Cumhurbaşkanı Tayyip Erdoğan’ın önceki gün yaptığı “Rusya, Astana’ya da Soçi’ye de sadık değil” açıklamasına dün Kremlin Sözcüsü Dmitriy Peskov yanıt verdi ve Rusya’nın İdlib’deki yükümlülüklerini tümüyle yerine getirdiğini belirtti. İdlib’deki durumun istenen seviyeye gelmemesinden üzüntü duyduklarını kaydeden Peskov, “Maalesef bu bölge, çok sayıda teröristin bir arada bulunduğu yer olarak kalmaya devam ediyor. Teröristler, Suriye hükümet güçlerinin yanı sıra Hmeymim’deki Rus üssüne düzenli olarak saldırılar düzenliyor. Bu durumdan büyük bir endişe duyuyoruz” ifadelerini kullandı.

Aslında Rusya ve Türkiye’nin İdlib sorununa yaklaşımlarındaki farklılık sır değil. 7 Eylül 2018’de Tahran’da bir araya gelen Erdoğan, Putin ve Ruhani zirvesine Erdoğan ile Putin arasındaki İdlib tartışması damga vurmuş gerginlik Ruhani’nin “Tüm teröristler silah bıraksın” çağrısıyla yumuşamıştı.

Türkiye’den Rusya’ya yönelen eleştirilerin benzerini de Rusya Türkiye’ye yöneltiyor. İdlib için Soçi’de varılan anlaşma Türkiye’nin silahlı muhalifleri teröristlerden ayırması idi. Ancak Kasım 2019’da Rus Dışişleri Bakanı Sergey Lavrov, “İdlib terör yuvası haline geldi.
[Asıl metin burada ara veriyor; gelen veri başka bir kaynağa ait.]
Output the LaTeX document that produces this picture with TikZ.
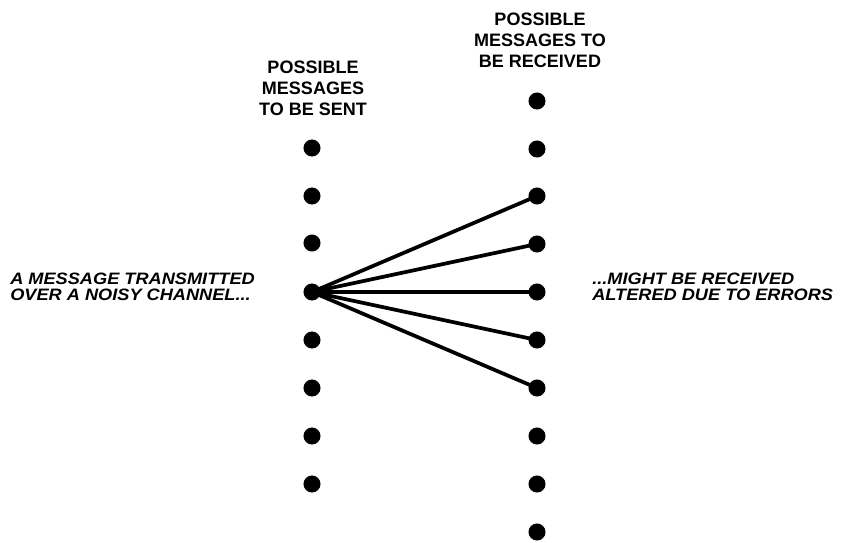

Ne yazık ki bölgedeki Türk meslektaşlarımız henüz terör eylemlerine bulaşmamış silahlı muhalifleri El Nusralı teröristlerden ayırt etmeye yönelik sorumluluklarını yerine getirmedi” demişti.

Nitekim İdlib’de ilan edilen ateşkesten sonra HTŞ ve El Nusra’nın muhalif silahlı unsurların ellerindeki toprakları da ele geçirdiği biliniyor.

STRATEJİK BAĞLAR...

Ancak tüm bu farklılıklara rağmen, 19 Ocak’taki Berlin zirvesinden dönüşte uçakta bir gazetecinin “İdlib’de yaşanan insani kriz Türkiye ile Rusya arasında bir kırgınlığa yol açar mı” sorusuna Erdoğan’ın verdiği yanıt sorunun nasıl aşılacağını açıklıyor :(Rusya ile) Stratejik bağlar, aramızdaki ilişkileri çok daha güçlü bir seviyeye doğru taşıyor. Burada herhangi bir sıkıntı yaşayacağımıza da zaten benim ihtimal vermem söz konusu değil.